───── Information supplied

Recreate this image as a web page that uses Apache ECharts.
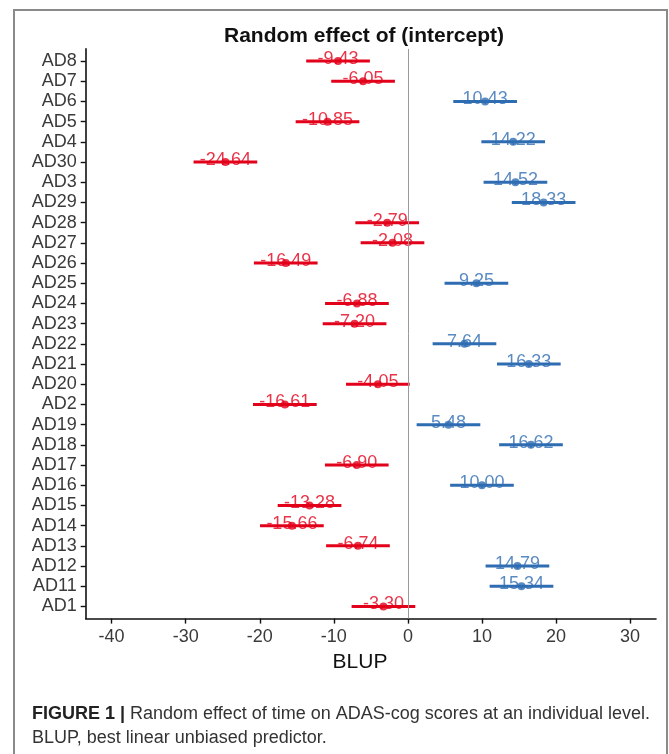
<!DOCTYPE html>
<html>
<head>
<meta charset="utf-8">
<script src="https://cdn.jsdelivr.net/npm/echarts@6/dist/echarts.min.js"></script>
<style>
html,body{margin:0;padding:0;background:#fff;}
#chart{width:669px;height:754px;}
</style>
</head>
<body>
<div id="chart"></div>
<script>
// Categories listed top to bottom as in the figure
const categories = ['AD8','AD7','AD6','AD5','AD4','AD30','AD3','AD29','AD28','AD27','AD26','AD25','AD24','AD23','AD22','AD21','AD20','AD2','AD19','AD18','AD17','AD16','AD15','AD14','AD13','AD12','AD11','AD1'];
const blup = [-9.43,-6.05,10.43,-10.85,14.22,-24.64,14.52,18.33,-2.79,-2.08,-16.49,9.25,-6.88,-7.20,7.64,16.33,-4.05,-16.61,5.48,16.62,-6.90,10.00,-13.28,-15.66,-6.74,14.79,15.34,-3.30];
const lower = [-13.73,-10.35,6.13,-15.15,9.92,-28.94,10.22,14.03,-7.09,-6.38,-20.79,4.95,-11.18,-11.50,3.34,12.03,-8.35,-20.91,1.18,12.32,-11.20,5.70,-17.58,-19.96,-11.04,10.49,11.04,-7.60];
const upper = [-5.13,-1.75,14.73,-6.55,18.52,-20.34,18.82,22.63,1.51,2.22,-12.19,13.55,-2.58,-2.90,11.94,20.63,0.25,-12.31,9.78,20.92,-2.60,14.30,-8.98,-11.36,-2.44,19.09,19.64,1.00];
const xTicks = [-40,-30,-20,-10,0,10,20,30];

const RED = '#e2001a';
const BLUE = '#2f6db3';
const FONT = '"Liberation Sans", Arial, sans-serif';
const n = categories.length;
const yIdx = categories.map((c, i) => n - 1 - i);
const colorOf = v => (v < 0 ? RED : BLUE);

const barData = categories.map((c, i) => [lower[i], upper[i], yIdx[i], blup[i]]);
const pointData = categories.map((c, i) => ({
  value: [blup[i], yIdx[i]],
  itemStyle: { color: colorOf(blup[i]) },
  label: { color: colorOf(blup[i]) }
}));

const chart = echarts.init(document.getElementById('chart'), null, { renderer: 'canvas' });
chart.setOption({
  animation: false,
  backgroundColor: '#fff',
  title: {
    text: 'Random effect of (intercept)',
    left: 359, top: 21, textAlign: 'center',
    textStyle: { fontFamily: FONT, fontSize: 21, fontWeight: 'bold', color: '#111' }
  },
  grid: { left: 85.7, right: 13, top: 48.9, bottom: 135.4, containLabel: false },
  xAxis: {
    type: 'value', min: -43.5, max: 33.5,
    axisLine: { show: true, onZero: false, lineStyle: { color: '#111', width: 1.6 } },
    axisTick: { show: true, length: 5, customValues: xTicks, lineStyle: { color: '#111', width: 1.4 } },
    axisLabel: { customValues: xTicks, margin: 9, fontFamily: FONT, fontSize: 18, color: '#3a3a3a' },
    splitLine: { show: false }
  },
  yAxis: {
    type: 'value', min: -0.6, max: n - 1 + 0.6,
    axisLine: { show: true, onZero: false, lineStyle: { color: '#111', width: 1.6 } },
    axisTick: { show: true, length: 5, customValues: yIdx, lineStyle: { color: '#111', width: 1.4 } },
    axisLabel: {
      customValues: yIdx, margin: 9, fontFamily: FONT, fontSize: 18, color: '#3a3a3a',
      formatter: v => categories[n - 1 - Math.round(v)]
    },
    splitLine: { show: false }
  },
  series: [
    {
      type: 'line', data: [], silent: true, z: 1,
      markLine: {
        silent: true, symbol: 'none', label: { show: false },
        lineStyle: { color: '#9a9a9a', width: 1, type: 'solid' },
        data: [{ xAxis: 0 }]
      }
    },
    {
      type: 'custom', z: 2,
      data: barData,
      renderItem: function (params, api) {
        const p1 = api.coord([api.value(0), api.value(2)]);
        const p2 = api.coord([api.value(1), api.value(2)]);
        return {
          type: 'line',
          shape: { x1: p1[0], y1: p1[1], x2: p2[0], y2: p2[1] },
          style: { stroke: colorOf(api.value(3)), lineWidth: 3 }
        };
      }
    },
    {
      type: 'scatter', z: 3,
      symbol: 'circle', symbolSize: 8,
      data: pointData,
      label: {
        show: true, position: 'inside', offset: [0, -2],
        fontFamily: FONT, fontSize: 18,
        formatter: p => p.value[0].toFixed(2)
      }
    }
  ],
  graphic: [
    {
      type: 'rect', silent: true, z: -1,
      shape: { x: 14, y: 10, width: 653, height: 760 },
      style: { fill: null, stroke: '#8a8a8a', lineWidth: 2 }
    },
    {
      type: 'text', x: 360, y: 662, silent: true,
      style: { text: 'BLUP', fontFamily: FONT, fontSize: 21, fill: '#111', align: 'center', verticalAlign: 'middle' }
    },
    {
      type: 'text', left: 32, top: 705, silent: true,
      style: {
        text: '{b|FIGURE 1 |} Random effect of time on ADAS-cog scores at an individual level.',
        rich: { b: { fontWeight: 'bold', fontFamily: FONT, fontSize: 18, fill: '#222' } },
        fontFamily: FONT, fontSize: 18, fill: '#333'
      }
    },
    {
      type: 'text', left: 32, top: 729, silent: true,
      style: { text: 'BLUP, best linear unbiased predictor.', fontFamily: FONT, fontSize: 18, fill: '#333' }
    }
  ]
});
</script>
</body>
</html>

──────────

Omit the pictures, then repeat exactly each line from the beginning of the listing through the line with "const colorOf = v => (v < 0 ? RED : BLUE);".

Recreate this image as a web page that uses Apache ECharts.
<!DOCTYPE html>
<html>
<head>
<meta charset="utf-8">
<script src="https://cdn.jsdelivr.net/npm/echarts@6/dist/echarts.min.js"></script>
<style>
html,body{margin:0;padding:0;background:#fff;}
#chart{width:669px;height:754px;}
</style>
</head>
<body>
<div id="chart"></div>
<script>
// Categories listed top to bottom as in the figure
const categories = ['AD8','AD7','AD6','AD5','AD4','AD30','AD3','AD29','AD28','AD27','AD26','AD25','AD24','AD23','AD22','AD21','AD20','AD2','AD19','AD18','AD17','AD16','AD15','AD14','AD13','AD12','AD11','AD1'];
const blup = [-9.43,-6.05,10.43,-10.85,14.22,-24.64,14.52,18.33,-2.79,-2.08,-16.49,9.25,-6.88,-7.20,7.64,16.33,-4.05,-16.61,5.48,16.62,-6.90,10.00,-13.28,-15.66,-6.74,14.79,15.34,-3.30];
const lower = [-13.73,-10.35,6.13,-15.15,9.92,-28.94,10.22,14.03,-7.09,-6.38,-20.79,4.95,-11.18,-11.50,3.34,12.03,-8.35,-20.91,1.18,12.32,-11.20,5.70,-17.58,-19.96,-11.04,10.49,11.04,-7.60];
const upper = [-5.13,-1.75,14.73,-6.55,18.52,-20.34,18.82,22.63,1.51,2.22,-12.19,13.55,-2.58,-2.90,11.94,20.63,0.25,-12.31,9.78,20.92,-2.60,14.30,-8.98,-11.36,-2.44,19.09,19.64,1.00];
const xTicks = [-40,-30,-20,-10,0,10,20,30];

const RED = '#e2001a';
const BLUE = '#2f6db3';
const FONT = '"Liberation Sans", Arial, sans-serif';
const n = categories.length;
const yIdx = categories.map((c, i) => n - 1 - i);
const colorOf = v => (v < 0 ? RED : BLUE);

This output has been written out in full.